Six evaluation metrics are reported: macro‑averaged accuracy, precision, recall, F1‑score, AUROC, and AUPRC, computed with scikit‑learn. The balanced test results (Table 1) show that few‑shot prompting consistently improves performance across all models. Grok‑3‑Beta achieves the highest few‑shot accuracy (0.9405), precision (0.9492), F1 (0.9399), AUROC (0.9405) and AUPRC (0.9573), though its recall drops slightly from 0.9735 (zero‑shot) to 0.9307 (few‑shot). Claude‑3.7‑sonnet records the best recall (0.9526) in the few‑shot setting but lags in precision (0.9027). GPT‑4o shows steady gains but remains behind the other two models. Confusion matrices (Figure 2) confirm that few‑shot prompting reduces false negatives dramatically, especially for Grok‑3‑Beta (from 950 to 248).

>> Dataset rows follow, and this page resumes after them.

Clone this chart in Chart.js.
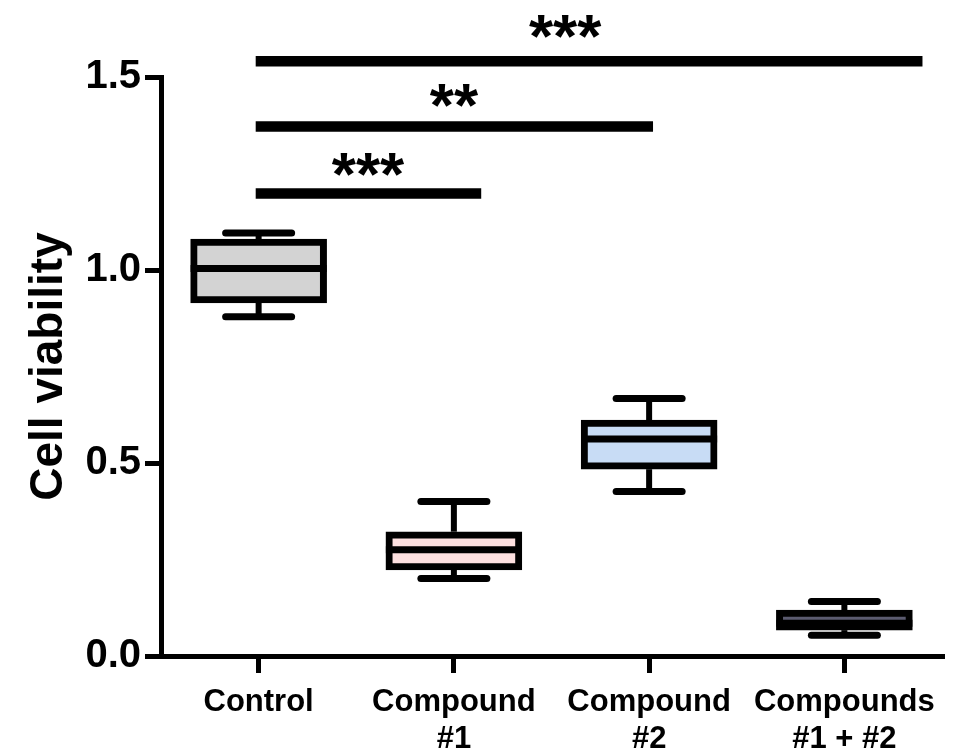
<!DOCTYPE html>
<html>
<head>
<meta charset="utf-8">
<title>Cell viability</title>
<script src="https://cdn.jsdelivr.net/npm/chart.js@4.4.1/dist/chart.umd.min.js"></script>
<style>
    html, body { margin: 0; padding: 0; background: #fff; }
</style>
</head>
<body>
<canvas id="boxChart" width="966" height="756"></canvas>
<script>
// ================= DATA =================
const categories = ["Control", ["Compound", "#1"], ["Compound", "#2"], ["Compounds", "#1 + #2"]];

const whiskerMin = [0.879, 0.201, 0.426, 0.054];
const q1         = [0.915, 0.223, 0.484, 0.067];
const median     = [1.004, 0.275, 0.562, 0.085];
const q3         = [1.080, 0.322, 0.611, 0.119];
const whiskerMax = [1.096, 0.400, 0.667, 0.141];

const boxColors = ["#d3d3d3", "#fde0e0", "#c8dcf5", "#5b5b70"];

const yTicks = [0, 0.5, 1.0, 1.5];

// significance bars (x in category units, y in data units)
const sigFrom  = [-0.015, -0.015, -0.015];
const sigTo    = [1.14, 2.02, 3.40];
const sigLevel = [1.198, 1.372, 1.541];
const sigStarX = [0.56, 1.0, 1.57];
const sigStarY = [1.272, 1.451, 1.630];
const sigLabel = ["***", "**", "***"];

const sansBold = "'Liberation Sans', Arial, sans-serif";

// ================= BOX PLOT EXTRAS =================
function strokeLine(ctx, x1, y1, x2, y2) {
    ctx.beginPath();
    ctx.moveTo(x1, y1);
    ctx.lineTo(x2, y2);
    ctx.stroke();
}

const boxExtras = {
    id: "boxExtras",
    beforeDatasetsDraw(chart) {
        let ctx = chart.ctx;
        let x = chart.scales.x;
        let y = chart.scales.y;
        ctx.save();
        ctx.strokeStyle = "#000";
        for (let i = 0; i < categories.length; i++) {
            let cx = x.getPixelForValue(i);
            // stems
            ctx.lineWidth = 6;
            ctx.lineCap = "butt";
            strokeLine(ctx, cx, y.getPixelForValue(whiskerMax[i]), cx, y.getPixelForValue(q3[i]));
            strokeLine(ctx, cx, y.getPixelForValue(q1[i]), cx, y.getPixelForValue(whiskerMin[i]));
            // caps
            ctx.lineWidth = 7;
            ctx.lineCap = "round";
            let yMax = y.getPixelForValue(whiskerMax[i]);
            let yMin = y.getPixelForValue(whiskerMin[i]);
            strokeLine(ctx, cx - 33, yMax, cx + 33, yMax);
            strokeLine(ctx, cx - 33, yMin, cx + 33, yMin);
        }
        ctx.restore();
    },
    afterDatasetsDraw(chart) {
        let ctx = chart.ctx;
        let x = chart.scales.x;
        let y = chart.scales.y;
        let bars = chart.getDatasetMeta(0).data;
        ctx.save();
        ctx.strokeStyle = "#000";
        ctx.lineWidth = 7;
        ctx.lineCap = "butt";
        for (let i = 0; i < categories.length; i++) {
            let cx = x.getPixelForValue(i);
            let half = bars[i].width / 2;
            let my = y.getPixelForValue(median[i]);
            strokeLine(ctx, cx - half, my, cx + half, my);
        }
        ctx.restore();
    },
    afterDraw(chart) {
        let ctx = chart.ctx;
        let x = chart.scales.x;
        let y = chart.scales.y;
        ctx.save();
        ctx.strokeStyle = "#000";
        ctx.fillStyle = "#000";
        ctx.lineWidth = 10.5;
        ctx.lineCap = "butt";
        ctx.font = "bold 62px " + sansBold;
        ctx.textAlign = "center";
        ctx.textBaseline = "alphabetic";
        for (let i = 0; i < sigLabel.length; i++) {
            let ly = y.getPixelForValue(sigLevel[i]);
            strokeLine(ctx, x.getPixelForValue(sigFrom[i]), ly, x.getPixelForValue(sigTo[i]), ly);
            // asterisks sit high in the em box, push baseline down
            ctx.fillText(sigLabel[i], x.getPixelForValue(sigStarX[i]), y.getPixelForValue(sigStarY[i]) + 0.48 * 62);
        }
        ctx.restore();
    }
};

// ================= CHART =================
new Chart(document.getElementById("boxChart"), {
    type: "bar",
    data: {
        labels: categories,
        datasets: [{
            data: q1.map((v, i) => [v, q3[i]]),
            backgroundColor: boxColors,
            borderColor: "#000",
            borderWidth: 7,
            borderSkipped: false,
            barThickness: 136
        }]
    },
    options: {
        responsive: false,
        animation: false,
        layout: { padding: { top: 77, right: 24, bottom: 0, left: 0 } },
        plugins: {
            legend: { display: false },
            tooltip: { enabled: false }
        },
        scales: {
            x: {
                offset: true,
                grid: { offset: false, drawOnChartArea: false, color: "#000", lineWidth: 5, tickLength: 17 },
                border: { color: "#000", width: 5 },
                ticks: { color: "#000", padding: 11, font: { family: sansBold, size: 31, weight: "bold" } },
                afterFit: (s) => { s.height = 100; }
            },
            y: {
                min: 0,
                max: 1.5,
                afterBuildTicks: (s) => { s.ticks = yTicks.map(v => ({ value: v })); },
                grid: { drawOnChartArea: false, color: "#000", lineWidth: 5, tickLength: 16 },
                border: { color: "#000", width: 5 },
                ticks: {
                    color: "#000",
                    padding: 4,
                    font: { family: sansBold, size: 40, weight: "bold" },
                    callback: (v) => Number(v).toFixed(1)
                },
                title: {
                    display: true,
                    text: "Cell viability",
                    color: "#000",
                    font: { family: sansBold, size: 46, weight: "bold" },
                    padding: { top: 22, bottom: 0 }
                },
                afterFit: (s) => { s.width = 161; }
            }
        }
    },
    plugins: [boxExtras]
});
</script>
</body>
</html>
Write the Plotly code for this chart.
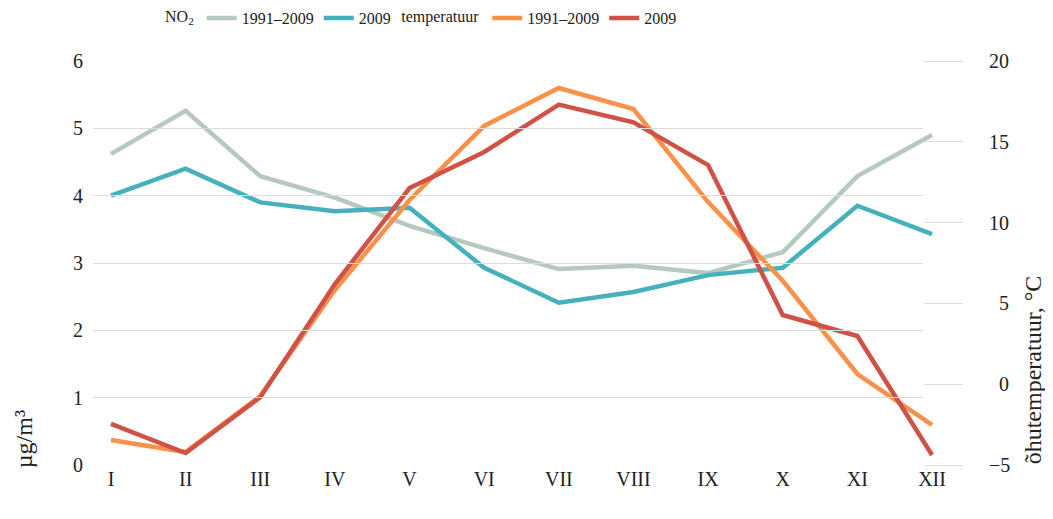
import plotly.graph_objects as go

months = ["I", "II", "III", "IV", "V", "VI", "VII", "VIII", "IX", "X", "XI", "XII"]
no2_avg = [4.62, 5.26, 4.29, 3.97, 3.55, 3.22, 2.91, 2.96, 2.85, 3.16, 4.29, 4.90]
no2_2009 = [4.00, 4.40, 3.90, 3.77, 3.82, 2.93, 2.41, 2.57, 2.82, 2.93, 3.85, 3.43]
temp_avg = [-3.45, -4.2, -0.73, 5.83, 11.4, 15.98, 18.33, 17.03, 11.27, 6.4, 0.63, -2.52]
temp_2009 = [-2.46, -4.26, -0.8, 6.2, 12.14, 14.37, 17.3, 16.2, 13.56, 4.28, 2.98, -4.38]
left_ticks = [0, 1, 2, 3, 4, 5, 6]
right_ticks = [-5, 0, 5, 10, 15, 20]
right_ticktext = ["\u22125", "\u20070", "\u20075", "10", "15", "20"]

C_GRAY = "#b6c9c1"
C_TEAL = "#46b1bd"
C_ORANGE = "#fa914a"
C_RED = "#cf5246"
GRID = "#dcdcdc"
FONT = "Liberation Serif"
TICK_SIZE = 20
LEG_SIZE = 16
TITLE_SIZE = 24

x_idx = list(range(len(months)))

fig = go.Figure()
# dummy subplot providing the left-axis gridlines (stop short of right axis ticks)
fig.add_trace(go.Scatter(x=[], y=[], xaxis="x2", yaxis="y3", showlegend=False, hoverinfo="skip"))

fig.add_trace(go.Scatter(x=x_idx, y=no2_avg, mode="lines", name="1991\u20132009",
                         line=dict(color=C_GRAY, width=4.5), legend="legend"))
fig.add_trace(go.Scatter(x=x_idx, y=no2_2009, mode="lines", name="2009",
                         line=dict(color=C_TEAL, width=4.5), legend="legend"))
fig.add_trace(go.Scatter(x=x_idx, y=temp_avg, mode="lines", name="1991\u20132009",
                         line=dict(color=C_ORANGE, width=4.5), yaxis="y2", legend="legend2"))
fig.add_trace(go.Scatter(x=x_idx, y=temp_2009, mode="lines", name="2009",
                         line=dict(color=C_RED, width=4.5), yaxis="y2", legend="legend2"))

fig.update_layout(
    width=1045, height=511,
    margin=dict(l=85, r=90, t=53, b=54, autoexpand=False),
    paper_bgcolor="white", plot_bgcolor="rgba(0,0,0,0)",
    font=dict(family=FONT, size=TICK_SIZE, color="#222"),
    xaxis=dict(range=[-0.241, 11.415], tickvals=x_idx, ticktext=months,
               showgrid=False, zeroline=False, showline=False, ticks="",
               tickfont=dict(size=TICK_SIZE), domain=[0, 1], anchor="y"),
    yaxis=dict(range=[0, 6], tickvals=left_ticks, showgrid=False, zeroline=False,
               ticks="outside", ticklen=5, tickcolor="rgba(0,0,0,0)",
               tickfont=dict(size=TICK_SIZE), anchor="x"),
    yaxis2=dict(range=[-5, 20], tickvals=right_ticks, ticktext=right_ticktext,
                overlaying="y", side="right", anchor="free", position=0.954,
                showgrid=False, zeroline=False, showline=False,
                ticks="outside", ticklen=39, tickcolor=GRID, tickwidth=1,
                ticklabelstandoff=22, tickfont=dict(size=TICK_SIZE)),
    xaxis2=dict(domain=[0, 0.954], range=[0, 1], visible=False, anchor="y3"),
    yaxis3=dict(range=[0, 6], tickvals=left_ticks, anchor="x2", showgrid=True,
                gridcolor=GRID, gridwidth=1, zeroline=False, showticklabels=False,
                ticks="", showline=False, domain=[0, 1]),
    legend=dict(orientation="h", x=0.0805, xanchor="left", y=1.106, yanchor="middle",
                title=dict(text="NO<sub>2</sub>", side="left", font=dict(size=LEG_SIZE)),
                font=dict(size=LEG_SIZE), bgcolor="rgba(0,0,0,0)", itemwidth=30,
                tracegroupgap=0),
    legend2=dict(orientation="h", x=0.352, xanchor="left", y=1.106, yanchor="middle",
                 title=dict(text="temperatuur", side="left", font=dict(size=LEG_SIZE)),
                 font=dict(size=LEG_SIZE), bgcolor="rgba(0,0,0,0)", itemwidth=30,
                 tracegroupgap=0),
    annotations=[
        dict(text="\u00b5g/m\u00b3", textangle=-90, xref="paper", yref="paper",
             x=-0.080, y=-0.012, xanchor="center", yanchor="bottom",
             showarrow=False, font=dict(size=TITLE_SIZE)),
        dict(text="\u00f5hutemperatuur, \u00b0C", textangle=-90, xref="paper", yref="paper",
             x=1.080, y=-0.003, xanchor="center", yanchor="bottom",
             showarrow=False, font=dict(size=TITLE_SIZE)),
    ],
)

fig.write_html("out.html")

ROC and precision‑recall curves (Figures 3‑5) further illustrate that few‑shot prompting lifts the entire curve, indicating better discrimination across thresholds. The imbalanced experiments (not fully detailed in the excerpt) reveal that few‑shot prompting mitigates the drop in recall that typically occurs with rare‑class scenarios, and that increasing the number of exemplars (1, 3, 9) yields incremental improvements.
The authors contribute (1) a unified benchmark for zero‑ and few‑shot LLM‑based phishing URL detection, (2) a balanced public dataset with standardized prompts, and (3) an open‑source codebase for reproducibility. Limitations include reliance on English prompts, lack of latency or cost analysis for real‑time deployment, and the use of randomly selected exemplars without studying exemplar quality or selection strategies. Future work should explore multilingual prompting, optimal exemplar selection, on‑premise LLM deployment to control inference costs, and integration with streaming detection pipelines. Overall, the study demonstrates that few‑shot prompting can substantially enhance LLM performance for phishing URL detection, offering a viable, low‑label‑requirement alternative to traditional supervised models.